Sadly, that time is quickly vanishing. However, I think I have an idea and a vague direction. Everyone tells you to find a job/career that you love and you'll never work a day in your life. So after much deliberation I came to one conclusion. The only job at which I could find myself happy with every day is in the concept of ministry. Yes, I love to write, and I may still get to do that. And yes, I love to cheer and teach cheer and gymnastics and all of that, and I may still get to do that too. That's what's great about ministry is that there are opportunities for so many different vocations within it. But the one place in which I could be happy all of my days is in sharing my wonderful Lord and beautiful Savior with people. That's really what it's all about.

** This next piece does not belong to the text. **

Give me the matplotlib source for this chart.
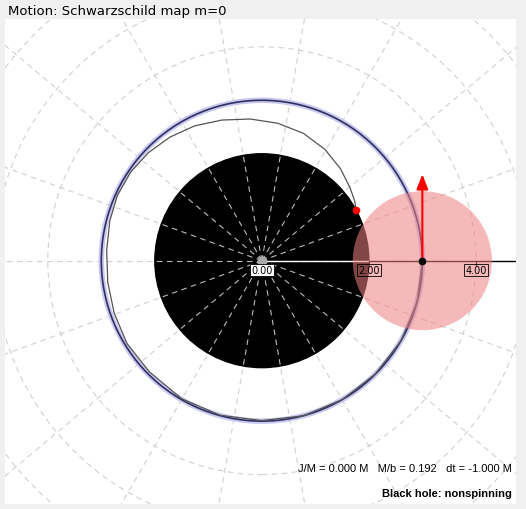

People have told me before that they had seen me moving that direction with my life one day, and I think I knew it too. I just didn't want to take the steps necessary to be that person yet. I ran away from chances to do just that, and sometimes I still regret that. But I also know that I needed that time away to find myself and to find out that where I was going was exactly where I belonged. And last week, I heard that sermon about being willing, and at the end the preacher asked us to think and pray on it and to stand with him if we were, in fact, willing to be transformed into worshiping servants of God. And I did, and I am.
So that being said, I'm applying to seminary for the fall. The decision actually came quite easily to me, which if you knew me would surprise you. So for now it's out of my hands and solely in His, but that's where it should be. After all, it's not my life anyway, it's His.